Our Lady of Guadalupe, pray for us.

Monday, 11 February 2013

Thank you, Papa B!


 My reaction to the news today of Pope Benedict XVI's resignation was, I expect, fairly typical - shock and sadness.  I love "Papa B" - as our Pope, but also for his particular qualities... his theological wisdom, the way he has re-established a place in the Church for centuries-old traditions such as the Extraordinary Form Mass so that they can take their place alongside and complementary to newer developments, his sincere engagement with modern secular culture, his love for souls and evangelical zeal... and, above all perhaps, his devotion to those two soulmates who can never survive when separated: Love and Truth.

I know the rest of St John's Pro-Life Group as well as countless others will join me in praying for a happy and blessed retirement for "Papa B" and in thanksgiving for the countless blessings he has brought to the Church.  This is a pro-life blog and so I would especially like to thank Pope Benedict for his tireless defence of the sanctity of human life and his steadfast witness to the truth of human nature.  Over the years he's written and said many things on the subject; in grateful commemoration of this aspect of his ministry, I quote here from his message for this year's World Day of Peace on 1 January (courtesy of the Priests for Life website).

Peacemakers are those who love, defend and promote life in its fullness
The path to the attainment of the common good and to peace is above all that of respect for human life in all its many aspects, beginning with its conception, through its development and up to its natural end. True peacemakers, then, are those who love, defend and promote human life in all its dimensions, personal, communitarian and transcendent. Life in its fullness is the height of peace. Anyone who loves peace cannot tolerate attacks and crimes against life.
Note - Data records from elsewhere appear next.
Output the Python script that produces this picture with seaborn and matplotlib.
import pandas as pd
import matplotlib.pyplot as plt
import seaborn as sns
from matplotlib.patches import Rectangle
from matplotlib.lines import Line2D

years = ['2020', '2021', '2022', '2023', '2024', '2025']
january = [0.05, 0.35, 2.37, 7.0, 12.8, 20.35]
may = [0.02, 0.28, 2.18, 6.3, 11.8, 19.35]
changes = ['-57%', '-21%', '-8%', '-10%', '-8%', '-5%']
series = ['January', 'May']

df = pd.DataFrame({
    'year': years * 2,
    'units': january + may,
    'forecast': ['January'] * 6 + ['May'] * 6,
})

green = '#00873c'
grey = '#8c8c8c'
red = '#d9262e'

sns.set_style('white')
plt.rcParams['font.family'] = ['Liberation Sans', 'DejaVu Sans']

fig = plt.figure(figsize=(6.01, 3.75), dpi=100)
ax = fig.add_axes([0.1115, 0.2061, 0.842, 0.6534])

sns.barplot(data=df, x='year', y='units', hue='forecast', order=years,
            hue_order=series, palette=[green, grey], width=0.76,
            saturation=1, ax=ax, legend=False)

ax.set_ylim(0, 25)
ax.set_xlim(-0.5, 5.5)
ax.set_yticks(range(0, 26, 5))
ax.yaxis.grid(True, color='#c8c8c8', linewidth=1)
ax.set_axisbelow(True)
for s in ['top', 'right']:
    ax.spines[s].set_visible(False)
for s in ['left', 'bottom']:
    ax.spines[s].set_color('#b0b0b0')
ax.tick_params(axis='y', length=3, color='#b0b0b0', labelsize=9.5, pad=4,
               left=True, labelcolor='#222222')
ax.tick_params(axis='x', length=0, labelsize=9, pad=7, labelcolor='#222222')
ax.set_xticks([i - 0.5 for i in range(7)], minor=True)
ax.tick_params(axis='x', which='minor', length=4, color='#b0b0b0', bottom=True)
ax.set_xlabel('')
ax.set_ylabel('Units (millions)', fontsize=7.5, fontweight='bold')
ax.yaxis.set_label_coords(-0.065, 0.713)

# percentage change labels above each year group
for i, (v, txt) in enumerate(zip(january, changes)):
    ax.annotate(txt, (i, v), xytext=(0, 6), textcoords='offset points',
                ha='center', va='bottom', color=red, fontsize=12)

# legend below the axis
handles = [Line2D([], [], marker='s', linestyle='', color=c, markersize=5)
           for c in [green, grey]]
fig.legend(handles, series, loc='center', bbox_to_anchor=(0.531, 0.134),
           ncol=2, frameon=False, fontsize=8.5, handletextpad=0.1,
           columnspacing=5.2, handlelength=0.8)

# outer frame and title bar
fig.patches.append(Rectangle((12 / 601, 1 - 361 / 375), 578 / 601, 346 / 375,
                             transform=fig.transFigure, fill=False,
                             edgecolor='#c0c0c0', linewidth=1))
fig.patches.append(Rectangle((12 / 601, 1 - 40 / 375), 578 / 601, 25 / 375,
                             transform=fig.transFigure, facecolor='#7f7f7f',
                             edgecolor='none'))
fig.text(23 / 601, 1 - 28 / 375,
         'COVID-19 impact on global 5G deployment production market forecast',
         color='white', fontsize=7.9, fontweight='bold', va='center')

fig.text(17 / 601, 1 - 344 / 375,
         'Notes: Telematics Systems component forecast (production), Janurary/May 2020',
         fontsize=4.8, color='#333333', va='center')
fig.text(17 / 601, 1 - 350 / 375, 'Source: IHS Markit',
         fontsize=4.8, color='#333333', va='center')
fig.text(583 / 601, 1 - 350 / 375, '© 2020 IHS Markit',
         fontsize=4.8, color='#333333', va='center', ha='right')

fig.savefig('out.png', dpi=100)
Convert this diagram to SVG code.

Those who insufficiently value human life and, in consequence, support among other things the liberalization of abortion, perhaps do not realize that in this way they are proposing the pursuit of a false peace. The flight from responsibility, which degrades human persons, and even more so the killing of a defenceless and innocent being, will never be able to produce happiness or peace. Indeed how could one claim to bring about peace, the integral development of peoples or even the protection of the environment without defending the life of those who are weakest, beginning with the unborn. Every offence against life, especially at its beginning, inevitably causes irreparable damage to development, peace and the environment. Neither is it just to introduce surreptitiously into legislation false rights or freedoms which, on the basis of a reductive and relativistic view of human beings and the clever use of ambiguous expressions aimed at promoting a supposed right to abortion and euthanasia, pose a threat to the fundamental right to life.

There is also a need to acknowledge and promote the natural structure of marriage as the union of a man and a woman in the face of attempts to make it juridically equivalent to radically different types of union; such attempts actually harm and help to destabilize marriage, obscuring its specific nature and its indispensable role in society.
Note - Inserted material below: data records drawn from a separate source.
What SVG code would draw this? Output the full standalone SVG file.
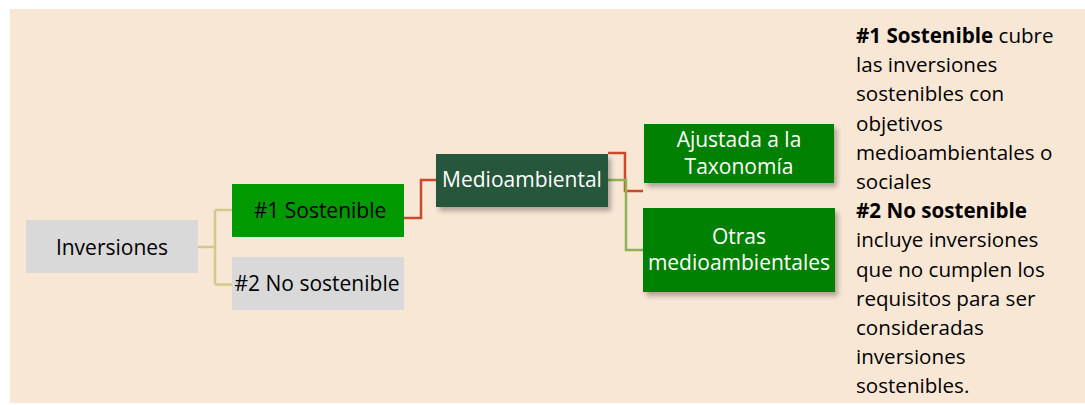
<svg xmlns="http://www.w3.org/2000/svg" width="1085" height="405" viewBox="0 0 1085 405">
<style>
.t{font-family:"Open Sans","Liberation Sans",sans-serif;font-size:21px;text-anchor:middle}
.dk{fill:#000}
.wh{fill:#fff}
.note{font-family:"Open Sans","Liberation Sans",sans-serif;font-size:20.6px;fill:#000}
.c{fill:none;stroke-width:2.5}
.cy{stroke:#d2c98a}
.cr{stroke:#cc4a2a}
.cg{stroke:#8db354}
</style>
<defs>
<filter id="sh" x="-10%" y="-20%" width="130%" height="160%">
<feGaussianBlur in="SourceAlpha" stdDeviation="2.5"/>
<feOffset dx="3" dy="4" result="b"/>
<feComponentTransfer><feFuncA type="linear" slope="0.3"/></feComponentTransfer>
<feMerge><feMergeNode/><feMergeNode in="SourceGraphic"/></feMerge>
</filter>
</defs>
<rect x="10" y="9" width="1075" height="394" fill="#f9e7d6"/>
<g id="connectors">
<path class="c cy" d="M198 247H215M215 210V284.5M215 210H232M215 284.5H232"/>
<path class="c cr" d="M404 218H421V180H436"/>
<path class="c cr" d="M608 153H625V191H643"/>
<path class="c cg" d="M608 180H626V250H643"/>
</g>
<g id="inversiones">
<rect x="26" y="220" width="172" height="53" fill="#d9d9d9"/>
<text class="t dk" x="112" y="255">Inversiones</text>
</g>
<g id="sostenible">
<rect x="232" y="184" width="172" height="53" fill="#009900"/>
<text class="t dk" x="320" y="218">#1 Sostenible</text>
</g>
<g id="nosostenible">
<rect x="232" y="257" width="172" height="53" fill="#d9d9d9"/>
<text class="t dk" x="317" y="290.5">#2 No sostenible</text>
</g>
<g id="medioambiental">
<rect x="436" y="154" width="172" height="53" fill="#25573a" filter="url(#sh)"/>
<text class="t wh" x="522" y="187">Medioambiental</text>
</g>
<g id="ajustada">
<rect x="644" y="124" width="190" height="59" fill="#008000" filter="url(#sh)"/>
<text class="t wh" x="739" y="146.5">Ajustada a la</text>
<text class="t wh" x="739" y="173.5">Taxonomía</text>
</g>
<g id="otras">
<rect x="643" y="208" width="192" height="84" fill="#008000" filter="url(#sh)"/>
<text class="t wh" x="739" y="243.5">Otras</text>
<text class="t wh" x="739" y="270">medioambientales</text>
</g>
<g id="nota">
<text class="note" x="856" y="43"><tspan font-weight="bold">#1 Sostenible</tspan> cubre</text>
<text class="note" x="856" y="72.2">las inversiones</text>
<text class="note" x="856" y="101.4">sostenibles con</text>
<text class="note" x="856" y="130.6">objetivos</text>
<text class="note" x="856" y="159.8">medioambientales o</text>
<text class="note" x="856" y="189">sociales</text>
<text class="note" x="856" y="218.2" font-weight="bold">#2 No sostenible</text>
<text class="note" x="856" y="247.4">incluye inversiones</text>
<text class="note" x="856" y="276.6">que no cumplen los</text>
<text class="note" x="856" y="305.8">requisitos para ser</text>
<text class="note" x="856" y="335">consideradas</text>
<text class="note" x="856" y="364.2">inversiones</text>
<text class="note" x="856" y="393.4">sostenibles.</text>
</g>
</svg>
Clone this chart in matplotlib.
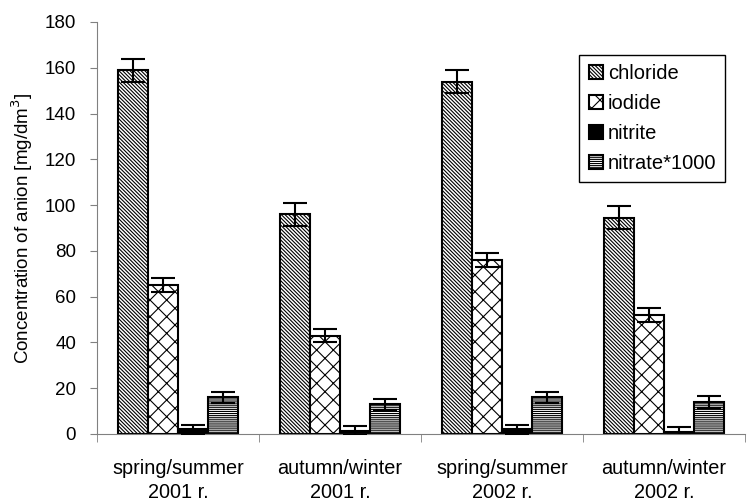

These principles are not truths of faith, nor are they simply a corollary of the right to religious freedom. They are inscribed in human nature itself, accessible to reason and thus common to all humanity. The Church’s efforts to promote them are not therefore confessional in character, but addressed to all people, whatever their religious affiliation. Efforts of this kind are all the more necessary the more these principles are denied or misunderstood, since this constitutes an offence against the truth of the human person, with serious harm to justice and peace.

Today is the Memorial of Our Lady of Lourdes.  Let's ask her to pray for our Pope in his retirement, for the Barque of St Peter as it awaits the next Captain to steer it through often choppy waters and especially for the conclave who must elect that Captain.  May God's Will be done!